### REQUIRED WORK
Write out each line of the listing as it stands, without the images.
>> BEGIN DATA BLOCK
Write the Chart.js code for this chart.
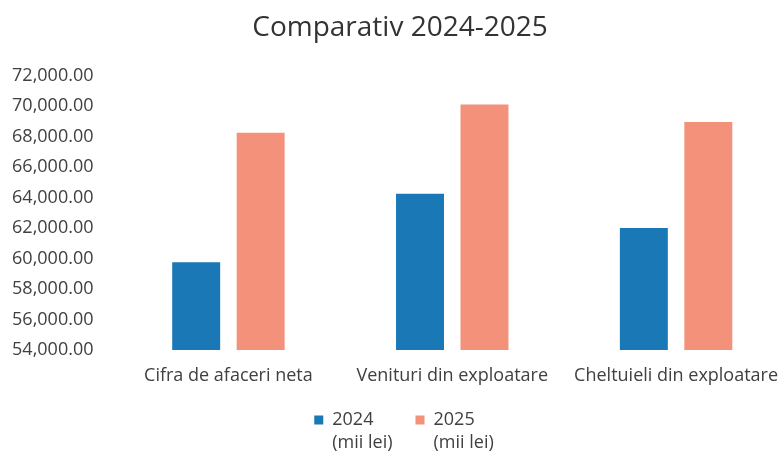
<!DOCTYPE html>
<html lang="ro">
<head>
<meta charset="utf-8">
<title>Comparativ 2024-2025</title>
<script src="https://cdn.jsdelivr.net/npm/chart.js@4/dist/chart.umd.min.js"></script>
<style>
    html, body { margin: 0; padding: 0; background: #ffffff; overflow: hidden; }
    #wrap { width: 779px; height: 454px; overflow: hidden; }
</style>
</head>
<body>
<div id="wrap">
    <canvas id="comparatifChart" width="800" height="454"></canvas>
</div>
<script>
// Données du graphique
const categories = ['Cifra de afaceri neta', 'Venituri din exploatare', 'Cheltuieli din exploatare'];
const series = ['2024', '2025'];
const unite = '(mii lei)';
const valeurs2024 = [59750, 64250, 62000];
const valeurs2025 = [68250, 70100, 68950];
const axeMin = 54000;
const axeMax = 72000;
const axePas = 2000;

const couleurTexte = '#404040';
const police = "'Open Sans', 'DejaVu Sans', sans-serif";
const taillePolice = 18;

// Légende sur deux lignes ("2024" / "(mii lei)") dessinée sous l'axe des x
const legendeDeuxLignes = {
    id: 'legendeDeuxLignes',
    afterDraw(chart) {
        const ctx = chart.ctx;
        const boite = 9;
        const ecart = 23;
        const centreX = 404;
        const yLigne1 = chart.scales.x.bottom + 30;
        const yLigne2 = yLigne1 + 23;
        ctx.save();
        ctx.font = `${taillePolice}px ${police}`;
        ctx.textAlign = 'left';
        ctx.textBaseline = 'middle';
        const items = chart.data.datasets.map((ds) => {
            const largeurTexte = Math.max(ctx.measureText(ds.label).width, ctx.measureText(unite).width);
            return { ds, largeur: boite + taillePolice / 2 + largeurTexte };
        });
        const total = items.reduce((acc, it) => acc + it.largeur, 0) + ecart * (items.length - 1);
        let x = centreX - total / 2;
        items.forEach((it) => {
            ctx.fillStyle = it.ds.backgroundColor;
            ctx.fillRect(x, yLigne1 - boite / 2, boite, boite);
            ctx.fillStyle = couleurTexte;
            ctx.fillText(it.ds.label, x + boite + taillePolice / 2, yLigne1);
            ctx.fillText(unite, x + boite + taillePolice / 2, yLigne2);
            x += it.largeur + ecart;
        });
        ctx.restore();
    }
};

const canvas = document.querySelector('#comparatifChart');

const comparatifChart = new Chart(canvas, {
    type: 'bar',
    data: {
        labels: categories,
        datasets: [
            {
                label: series[0],
                data: valeurs2024,
                backgroundColor: '#1a78b6',
                borderWidth: 0,
                categoryPercentage: 0.576,
                barPercentage: 0.744,
            },
            {
                label: series[1],
                data: valeurs2025,
                backgroundColor: '#f4917b',
                borderWidth: 0,
                categoryPercentage: 0.576,
                barPercentage: 0.744,
            },
        ],
    },
    plugins: [legendeDeuxLignes],
    options: {
        responsive: false,
        animation: false,
        layout: {
            padding: { top: 0, left: 12, right: 12, bottom: 64 },
        },
        plugins: {
            title: {
                display: true,
                text: 'Comparativ 2024-2025',
                color: '#333333',
                font: { family: police, size: 28, weight: 'normal', lineHeight: 1.2 },
                padding: { top: 11, bottom: 31 },
            },
            legend: { display: false },
            tooltip: { enabled: false },
        },
        scales: {
            x: {
                grid: { display: false, drawTicks: false },
                border: { display: false },
                ticks: {
                    color: couleurTexte,
                    padding: 15,
                    maxRotation: 0,
                    autoSkip: false,
                    font: { family: police, size: taillePolice },
                },
                afterFit: function (scale) {
                    scale.height = 40;
                },
            },
            y: {
                min: axeMin,
                max: axeMax,
                grid: { display: false, drawTicks: false },
                border: { display: false },
                ticks: {
                    stepSize: axePas,
                    color: couleurTexte,
                    padding: 23,
                    font: { family: police, size: taillePolice },
                    callback: function (value) {
                        return value.toLocaleString('en-US', { minimumFractionDigits: 2, maximumFractionDigits: 2 });
                    },
                },
                afterFit: function (scale) {
                    scale.width = 104.5;
                },
            },
        },
    },
});
</script>
</body>
</html>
>> END DATA BLOCK
### SOLUTION TO THIS PROBLEM
Write the Chart.js code for this chart.
<!DOCTYPE html>
<html lang="ro">
<head>
<meta charset="utf-8">
<title>Comparativ 2024-2025</title>
<script src="https://cdn.jsdelivr.net/npm/chart.js@4/dist/chart.umd.min.js"></script>
<style>
    html, body { margin: 0; padding: 0; background: #ffffff; overflow: hidden; }
    #wrap { width: 779px; height: 454px; overflow: hidden; }
</style>
</head>
<body>
<div id="wrap">
    <canvas id="comparatifChart" width="800" height="454"></canvas>
</div>
<script>
// Données du graphique
const categories = ['Cifra de afaceri neta', 'Venituri din exploatare', 'Cheltuieli din exploatare'];
const series = ['2024', '2025'];
const unite = '(mii lei)';
const valeurs2024 = [59750, 64250, 62000];
const valeurs2025 = [68250, 70100, 68950];
const axeMin = 54000;
const axeMax = 72000;
const axePas = 2000;

const couleurTexte = '#404040';
const police = "'Open Sans', 'DejaVu Sans', sans-serif";
const taillePolice = 18;

// Légende sur deux lignes ("2024" / "(mii lei)") dessinée sous l'axe des x
const legendeDeuxLignes = {
    id: 'legendeDeuxLignes',
    afterDraw(chart) {
        const ctx = chart.ctx;
        const boite = 9;
        const ecart = 23;
        const centreX = 404;
        const yLigne1 = chart.scales.x.bottom + 30;
        const yLigne2 = yLigne1 + 23;
        ctx.save();
        ctx.font = `${taillePolice}px ${police}`;
        ctx.textAlign = 'left';
        ctx.textBaseline = 'middle';
        const items = chart.data.datasets.map((ds) => {
            const largeurTexte = Math.max(ctx.measureText(ds.label).width, ctx.measureText(unite).width);
            return { ds, largeur: boite + taillePolice / 2 + largeurTexte };
        });
        const total = items.reduce((acc, it) => acc + it.largeur, 0) + ecart * (items.length - 1);
        let x = centreX - total / 2;
        items.forEach((it) => {
            ctx.fillStyle = it.ds.backgroundColor;
            ctx.fillRect(x, yLigne1 - boite / 2, boite, boite);
            ctx.fillStyle = couleurTexte;
            ctx.fillText(it.ds.label, x + boite + taillePolice / 2, yLigne1);
            ctx.fillText(unite, x + boite + taillePolice / 2, yLigne2);
            x += it.largeur + ecart;
        });
        ctx.restore();
    }
};

const canvas = document.querySelector('#comparatifChart');

const comparatifChart = new Chart(canvas, {
    type: 'bar',
    data: {
        labels: categories,
        datasets: [
            {
                label: series[0],
                data: valeurs2024,
                backgroundColor: '#1a78b6',
                borderWidth: 0,
                categoryPercentage: 0.576,
                barPercentage: 0.744,
            },
            {
                label: series[1],
                data: valeurs2025,
                backgroundColor: '#f4917b',
                borderWidth: 0,
                categoryPercentage: 0.576,
                barPercentage: 0.744,
            },
        ],
    },
    plugins: [legendeDeuxLignes],
    options: {
        responsive: false,
        animation: false,
        layout: {
            padding: { top: 0, left: 12, right: 12, bottom: 64 },
        },
        plugins: {
            title: {
                display: true,
                text: 'Comparativ 2024-2025',
                color: '#333333',
                font: { family: police, size: 28, weight: 'normal', lineHeight: 1.2 },
                padding: { top: 11, bottom: 31 },
            },
            legend: { display: false },
            tooltip: { enabled: false },
        },
        scales: {
            x: {
                grid: { display: false, drawTicks: false },
                border: { display: false },
                ticks: {
                    color: couleurTexte,
                    padding: 15,
                    maxRotation: 0,
                    autoSkip: false,
                    font: { family: police, size: taillePolice },
                },
                afterFit: function (scale) {
                    scale.height = 40;
                },
            },
            y: {
                min: axeMin,
                max: axeMax,
                grid: { display: false, drawTicks: false },
                border: { display: false },
                ticks: {
                    stepSize: axePas,
                    color: couleurTexte,
                    padding: 23,
                    font: { family: police, size: taillePolice },
                    callback: function (value) {
                        return value.toLocaleString('en-US', { minimumFractionDigits: 2, maximumFractionDigits: 2 });
                    },
                },
                afterFit: function (scale) {
                    scale.width = 104.5;
                },
            },
        },
    },
});
</script>
</body>
</html>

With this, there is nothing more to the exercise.